Evaluating the quality of explanations in Explainable Artificial Intelligence (XAI) is to this day a challenging problem, with ongoing debate in the research community. While some advocate for establishing standardized offline metrics, others emphasize the importance of human-in-the-loop (HIL) evaluation. Here we propose an experimental design to evaluate the potential of XAI in human-AI collaborative settings as well as the potential of XAI for didactics. In a user study with 1200 participants we investigate the impact of explanations on human performance on a challenging visual task - annotation of biological species in complex taxonomies. Our results demonstrate the potential of XAI in complex visual annotation tasks: users become more accurate in their annotations and demonstrate less uncertainty with AI assistance. The increase in accuracy was, however, not significantly different when users were shown the mere prediction of the model compared to when also providing an explanation. We also find negative effects of explanations: users tend to replicate the model's predictions more often when shown explanations, even when those predictions are wrong. When evaluating the didactic effects of explanations in collaborative human-AI settings, we find that users' annotations are not significantly better after performing annotation with AI assistance. This suggests that explanations in visual human-AI collaboration do not appear to induce lasting learning effects. All code and experimental data can be found in our GitHub repository: https://github.com/TeodorChiaburu/beexplainable.
Paper Structure (11 sections, 5 figures, 1 table)

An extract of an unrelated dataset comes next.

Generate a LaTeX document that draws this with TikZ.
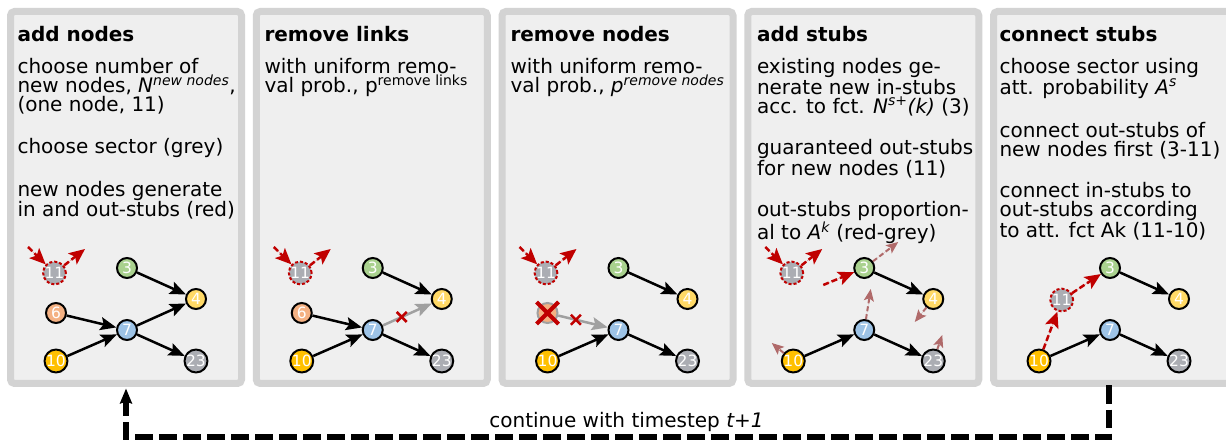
\documentclass[tikz,border=0pt]{standalone}
\usepackage{fontspec}
\setmainfont{DejaVu Sans}
\usetikzlibrary{arrows.meta,calc}
\definecolor{panelborder}{HTML}{D3D3D3}
\definecolor{panelfill}{HTML}{EFEFEF}
\definecolor{stubred}{HTML}{C00000}
\definecolor{mutedred}{HTML}{B06A6A}
\definecolor{edgegrey}{HTML}{A0A0A0}
\definecolor{cgreen}{HTML}{A9D18E}
\definecolor{cyellow}{HTML}{FFD966}
\definecolor{corange}{HTML}{F4B183}
\definecolor{cblue}{HTML}{9DC3E6}
\definecolor{cgold}{HTML}{FFC000}
\definecolor{cgrey}{HTML}{ABADB3}
\newcommand{\bodyfont}{\fontsize{20}{18.8}\selectfont}
\newcommand{\paraskip}{\vskip 22.7pt}
\newcommand{\textblock}[1]{\vtop{\bodyfont\baselineskip=18.8pt #1}}
\tikzset{
  panel/.style={draw=panelborder, fill=panelfill, line width=7pt, rounded corners=4pt,
    minimum width=231pt, minimum height=372pt, inner sep=0pt, outer sep=0pt, anchor=north west},
  titletxt/.style={anchor=base west, inner sep=0pt, outer sep=0pt, font=\bfseries\fontsize{20}{20}\selectfont},
  bodytxt/.style={anchor=base west, inner sep=0pt, outer sep=0pt},
  gn/.style={circle, draw=black, line width=2pt, minimum size=20pt, inner sep=0pt,
    text=white, font=\fontsize{15.5}{15.5}\selectfont},
  newnode/.style={gn, fill=cgrey, draw=stubred, dash pattern=on 3pt off 2pt},
  edge/.style={line width=2.5pt, -{Stealth[length=16pt,width=13pt,inset=3pt]}},
  greyedge/.style={draw=edgegrey, line width=2.5pt, -{Stealth[length=16pt,width=13pt,inset=3pt]}},
  rstub/.style={draw=stubred, fill=stubred, line width=2.5pt, dash pattern=on 6pt off 3pt,
    -{Stealth[length=16pt,width=14pt,inset=3.5pt]}},
  mstub/.style={draw=mutedred, fill=mutedred, line width=2pt, dash pattern=on 5pt off 3pt,
    -{Stealth[length=12pt,width=10pt,inset=2.5pt]}},
  loopline/.style={line width=5.5pt, dash pattern=on 18pt off 6pt,
    -{Stealth[length=15pt,width=12pt,inset=2pt]}},
  labeltxt/.style={anchor=base, inner sep=0pt, font=\fontsize{20}{20}\selectfont},
  xmark/.pic={\draw[stubred, line width=2.5pt] (-5,-5) -- (5,5) (-5,5) -- (5,-5);},
  bigx/.pic={\draw[stubred, line width=4pt] (-11,-11) -- (11,11) (-11,11) -- (11,-11);}
}
\begin{document}
\begin{tikzpicture}[x=1pt,y=-1pt]
\useasboundingbox (0,0) rectangle (1226,443);
% panels
\node[panel] (p1) at (10.5,11.5) {};
\node[panel] (p2) at (256.25,11.5) {};
\node[panel] (p3) at (502,11.5) {};
\node[panel] (p4) at (747.75,11.5) {};
\node[panel, minimum width=250pt] (p5) at (993.5,11.5) {};
\coordinate (loopstart) at ([xshift=-9.5pt]p5.south);
% titles
\node[titletxt] (h1) at (17.5,41.5) {add nodes};
\node[titletxt] (h2) at (264.5,41.5) {remove links};
\node[titletxt] (h3) at (510.5,41.5) {remove nodes};
\node[titletxt] (h4) at (757,41.5) {add stubs};
\node[titletxt] (h5) at (999.5,41.5) {connect stubs};
% bodies
\node[bodytxt] (t1) at (17.5,74) {\textblock{%
  \hbox{choose number of}
  \hbox{new nodes, \textit{N}\textsuperscript{\itshape new nodes},}
  \hbox{(one node, 11)}
  \paraskip
  \hbox{choose sector (grey)}
  \paraskip
  \hbox{new nodes generate}
  \hbox{in and out-stubs (red)}}};
\node[bodytxt] (t2) at (264.5,74) {\textblock{%
  \hbox{with uniform remo-}
  \hbox{val prob., p\textsuperscript{remove links}}}};
\node[bodytxt] (t3) at (510.5,74) {\textblock{%
  \hbox{with uniform remo-}
  \hbox{val prob., \textit{p}\textsuperscript{\itshape remove nodes}}}};
\node[bodytxt] (t4) at (757,74) {\textblock{%
  \hbox{existing nodes ge-}
  \hbox{nerate new in-stubs}
  \hbox{acc. to fct. \textit{N}\textsuperscript{\itshape s+}\textit{(k)} (3)}
  \paraskip
  \hbox{guaranteed out-stubs}
  \hbox{for new nodes (11)}
  \paraskip
  \hbox{out-stubs proportion-}
  \hbox{al to \textit{A}\textsuperscript{\itshape k} (red-grey)}}};
\node[bodytxt] (t5) at (999.5,74) {\textblock{%
  \hbox{choose sector using}
  \hbox{att. probability \textit{A}\textsuperscript{\itshape s}}
  \paraskip
  \hbox{connect out-stubs of}
  \hbox{new nodes first (3-11)}
  \paraskip
  \hbox{connect in-stubs to}
  \hbox{out-stubs according}
  \hbox{to att. fct Ak (11-10)}}};
% ---------- panel 1 graph
\node[newnode] (a11) at (54.5,273) {11};
\node[gn, fill=cgreen] (a3) at (127,268) {3};
\node[gn, fill=cyellow] (a4) at (196,299) {4};
\node[gn, fill=corange] (a6) at (56,313) {6};
\node[gn, fill=cblue] (a7) at (127,330) {7};
\node[gn, fill=cgold] (a10) at (56,361) {10};
\node[gn, fill=cgrey] (a23) at (196,361) {23};
\coordinate (a11in) at (28,247);
\coordinate (a11out) at (85,249);
\draw[edge] (a3) -- (a4);
\draw[edge] (a6) -- (a7);
\draw[edge] (a10) -- (a7);
\draw[edge] (a7) -- (a4);
\draw[edge] (a7) -- (a23);
\draw[rstub] (a11in) -- (a11);
\draw[rstub] (a11) -- (a11out);
% ---------- panel 2 graph
\begin{scope}[xshift=245.75pt]
\node[newnode] (b11) at (54.5,273) {11};
\node[gn, fill=cgreen] (b3) at (127,268) {3};
\node[gn, fill=cyellow] (b4) at (196,299) {4};
\node[gn, fill=corange] (b6) at (56,313) {6};
\node[gn, fill=cblue] (b7) at (127,330) {7};
\node[gn, fill=cgold] (b10) at (56,361) {10};
\node[gn, fill=cgrey] (b23) at (196,361) {23};
\coordinate (b11in) at (28,247);
\coordinate (b11out) at (85,249);
\draw[edge] (b3) -- (b4);
\draw[edge] (b6) -- (b7);
\draw[edge] (b10) -- (b7);
\draw[greyedge] (b7) -- (b4);
\draw[edge] (b7) -- (b23);
\draw[rstub] (b11in) -- (b11);
\draw[rstub] (b11) -- (b11out);
\pic at ($(b7)!0.42!(b4)$) {xmark};
\end{scope}
% ---------- panel 3 graph
\begin{scope}[xshift=491.5pt]
\node[newnode] (c11) at (54.5,273) {11};
\node[gn, fill=cgreen] (c3) at (127,268) {3};
\node[gn, fill=cyellow] (c4) at (196,299) {4};
\node[gn, fill=corange, draw=edgegrey] (c6) at (56,313) {};
\node[gn, fill=cblue] (c7) at (127,330) {7};
\node[gn, fill=cgold] (c10) at (56,361) {10};
\node[gn, fill=cgrey] (c23) at (196,361) {23};
\coordinate (c11in) at (28,247);
\coordinate (c11out) at (85,249);
\draw[edge] (c3) -- (c4);
\draw[greyedge] (c6) -- (c7);
\draw[edge] (c10) -- (c7);
\draw[edge] (c7) -- (c23);
\draw[rstub] (c11in) -- (c11);
\draw[rstub] (c11) -- (c11out);
\pic at ($(c6)!0.4!(c7)$) {xmark};
\pic at (c6) {bigx};
\end{scope}
% ---------- panel 4 graph
\begin{scope}[xshift=737.25pt]
\node[newnode] (d11) at (54.5,273) {11};
\node[gn, fill=cgreen] (d3) at (127,268) {3};
\node[gn, fill=cyellow] (d4) at (196,299) {4};
\node[gn, fill=cblue] (d7) at (127,330) {7};
\node[gn, fill=cgold] (d10) at (56,361) {10};
\node[gn, fill=cgrey] (d23) at (196,361) {23};
\coordinate (d11in) at (28,247);
\coordinate (d11out) at (85,249);
\coordinate (d3in) at (86,285);
\coordinate (d3out) at (161,242);
\coordinate (d7out) at (133.5,289);
\coordinate (d4out) at (177.5,322);
\coordinate (d10out) at (34.5,343);
\coordinate (d23out) at (205,335);
\draw[edge] (d3) -- (d4);
\draw[edge] (d10) -- (d7);
\draw[edge] (d7) -- (d23);
\draw[rstub] (d11in) -- (d11);
\draw[rstub] (d11) -- (d11out);
\draw[rstub] (d3in) -- (d3);
\draw[mstub] (d3) -- (d3out);
\draw[mstub] (d7) -- (d7out);
\draw[mstub] (d4) -- (d4out);
\draw[mstub] (d10) -- (d10out);
\draw[mstub] (d23) -- (d23out);
\end{scope}
% ---------- panel 5 graph
\begin{scope}[xshift=983pt]
\node[newnode] (e11) at (78.7,300) {11};
\node[gn, fill=cgreen] (e3) at (127,268) {3};
\node[gn, fill=cyellow] (e4) at (196,299) {4};
\node[gn, fill=cblue] (e7) at (127,330) {7};
\node[gn, fill=cgold] (e10) at (56,361) {10};
\node[gn, fill=cgrey] (e23) at (196,361) {23};
\draw[edge] (e3) -- (e4);
\draw[edge] (e10) -- (e7);
\draw[edge] (e7) -- (e23);
\draw[rstub] (e10) -- (e11);
\draw[rstub] (e11) -- (e3);
\end{scope}
% ---------- loop back
\draw[loopline, shorten <=2pt, shorten >=5pt] (loopstart) -- ++(0,53.5) -| (p1.south);
\node[labeltxt] (lbl) at (626.5,427) {continue with timestep \textit{t+1}};
\end{tikzpicture}
\end{document}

This paper contains 11 sections, 5 figures, 1 table.

Figures (5)

  • Figure 1: Prototypical examples of the three wild bee species used for our HIL experiment. These examples were also shown to the participants in the instructions at the beginning of the trial. The difficulty in distinguishing the three species from one another consists in morphological features present on the bees' thorax and abdomen: A. bicolor has a fuzzy orange thorax and a shiny brown abdomen; A. flavipes has a fuzzy brown thorax and shiny brown abdomen; A. fulva's thorax and abdomen are both fuzzy orange.

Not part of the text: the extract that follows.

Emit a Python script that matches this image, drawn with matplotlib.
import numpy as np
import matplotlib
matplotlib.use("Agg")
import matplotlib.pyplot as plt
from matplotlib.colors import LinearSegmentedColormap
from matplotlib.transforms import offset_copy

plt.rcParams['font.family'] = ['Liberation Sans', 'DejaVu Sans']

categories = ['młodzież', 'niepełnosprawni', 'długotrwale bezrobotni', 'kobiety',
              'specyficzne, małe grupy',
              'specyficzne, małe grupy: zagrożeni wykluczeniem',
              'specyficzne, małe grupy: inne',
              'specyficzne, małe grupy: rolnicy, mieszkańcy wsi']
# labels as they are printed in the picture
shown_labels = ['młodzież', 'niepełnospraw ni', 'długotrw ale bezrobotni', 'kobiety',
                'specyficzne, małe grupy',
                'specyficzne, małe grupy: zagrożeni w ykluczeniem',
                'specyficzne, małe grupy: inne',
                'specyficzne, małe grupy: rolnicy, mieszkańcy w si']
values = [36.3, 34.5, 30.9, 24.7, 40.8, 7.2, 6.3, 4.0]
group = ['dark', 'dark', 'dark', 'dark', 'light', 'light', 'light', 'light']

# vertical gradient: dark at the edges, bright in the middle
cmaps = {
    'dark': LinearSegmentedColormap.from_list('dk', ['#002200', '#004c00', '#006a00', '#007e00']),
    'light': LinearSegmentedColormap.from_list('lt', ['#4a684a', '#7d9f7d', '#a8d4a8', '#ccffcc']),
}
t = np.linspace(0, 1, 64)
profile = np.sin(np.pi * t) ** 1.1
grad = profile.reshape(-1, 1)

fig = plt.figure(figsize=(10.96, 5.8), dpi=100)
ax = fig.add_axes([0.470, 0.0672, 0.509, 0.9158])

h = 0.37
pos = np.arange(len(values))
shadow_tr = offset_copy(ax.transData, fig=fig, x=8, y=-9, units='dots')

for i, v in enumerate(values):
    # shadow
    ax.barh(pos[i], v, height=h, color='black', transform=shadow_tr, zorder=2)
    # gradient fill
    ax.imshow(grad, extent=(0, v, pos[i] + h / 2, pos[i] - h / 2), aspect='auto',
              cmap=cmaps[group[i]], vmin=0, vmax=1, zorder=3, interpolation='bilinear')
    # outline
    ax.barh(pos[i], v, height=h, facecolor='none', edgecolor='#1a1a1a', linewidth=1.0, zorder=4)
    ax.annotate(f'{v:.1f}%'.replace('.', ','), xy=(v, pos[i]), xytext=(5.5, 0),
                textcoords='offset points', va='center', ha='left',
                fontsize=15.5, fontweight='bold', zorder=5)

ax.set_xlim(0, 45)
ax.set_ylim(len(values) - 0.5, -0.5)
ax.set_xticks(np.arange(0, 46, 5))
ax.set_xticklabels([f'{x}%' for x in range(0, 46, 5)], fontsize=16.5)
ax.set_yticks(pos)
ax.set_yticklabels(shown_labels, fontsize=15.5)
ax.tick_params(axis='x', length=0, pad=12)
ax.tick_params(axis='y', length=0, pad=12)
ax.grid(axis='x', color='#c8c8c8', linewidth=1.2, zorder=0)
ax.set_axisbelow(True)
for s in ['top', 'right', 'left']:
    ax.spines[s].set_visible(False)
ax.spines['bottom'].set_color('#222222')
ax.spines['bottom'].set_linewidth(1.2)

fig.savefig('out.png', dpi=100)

  • Figure 2: Experimental Design. From left to right: Task 1 - users classify images on their own; Task 2 - further AI assistance is provided, presented differently depending on the assigned group; Task 3 - users again classify images alone.

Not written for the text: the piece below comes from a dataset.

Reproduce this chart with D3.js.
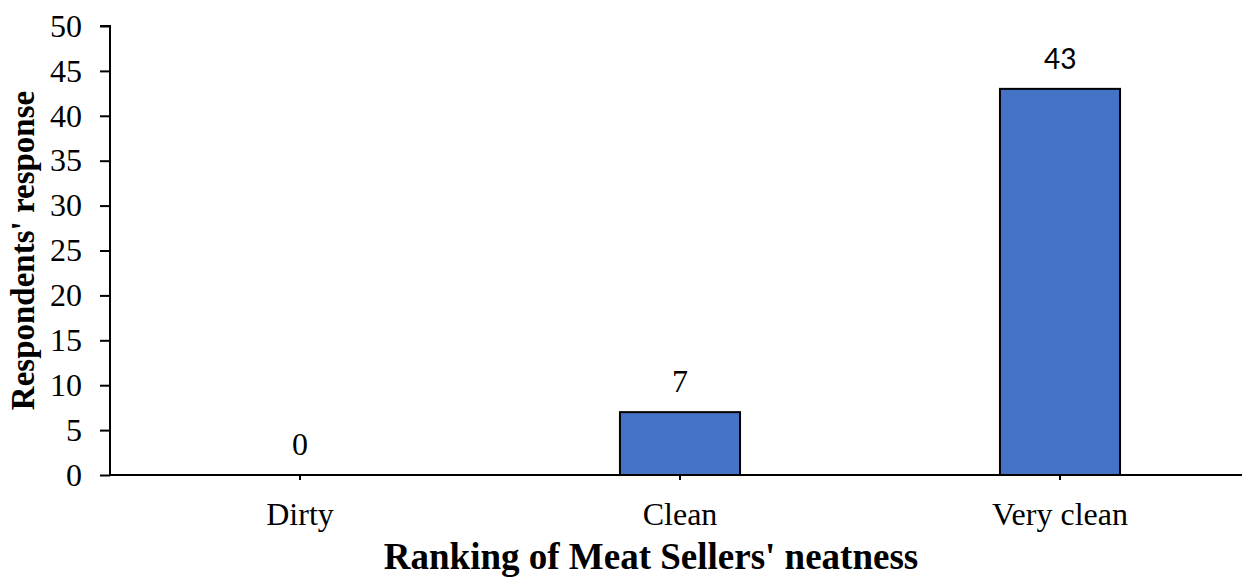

  • Figure 3: AI assistance improves users' performance, but showing only AI predictions helps as much as showing explanations. Throughout all the 6 human-AI collaboration conditions we notice higher user accuracies in Task 2 (where AI hints were provided) in the mean and median, as opposed to Tasks 1 and 3 (both without AI assistance). In Task 3 participants are not performing any better than in Task 1, suggesting that there is no substantial didactic effect derived from the assistive AI in Task 2. Moreover, there is also no noticeable difference between the two control groups and the four explanation groups. This suggests that explanations were not more effective than simply reporting the model's prediction.
  • Figure 4: Explanations improve user accuracy in human-AI collaboration (Task 2). Every dot represents one of the 45 images with corresponding user metrics averaged over all users' responses. (a) Task 2 (with AI assistance): Throughout all groups, samples classified with high certainty by the model were also classified with high accuracy by users. These samples are also associated with high acceptance rate for the AI suggestion. (b) Tasks 1+3 (without AI assistance): User accuracy is lower than in Task 2, regardless of whether the model was certain or not. The user-AI agreement rate is also notably lower.
  • Figure 5: Uncertainty of users' responses decreases when explanations are shown (Task 2) compared to no AI assistance (Task 1+3). Every dot represents one of the 45 images with corresponding user metrics averaged over all users' responses. (a) Task 2 (with AI assistance): Independent of model uncertainty, the users' uncertainty is near 0 for most samples. User-AI agreement is also high with these samples. (b) Tasks 1+3 (without AI assistance): Users are less certain than without AI assistance (Task 2), regardless of whether the model was certain or not. Also the acceptance rate of the AI's suggestions is lower.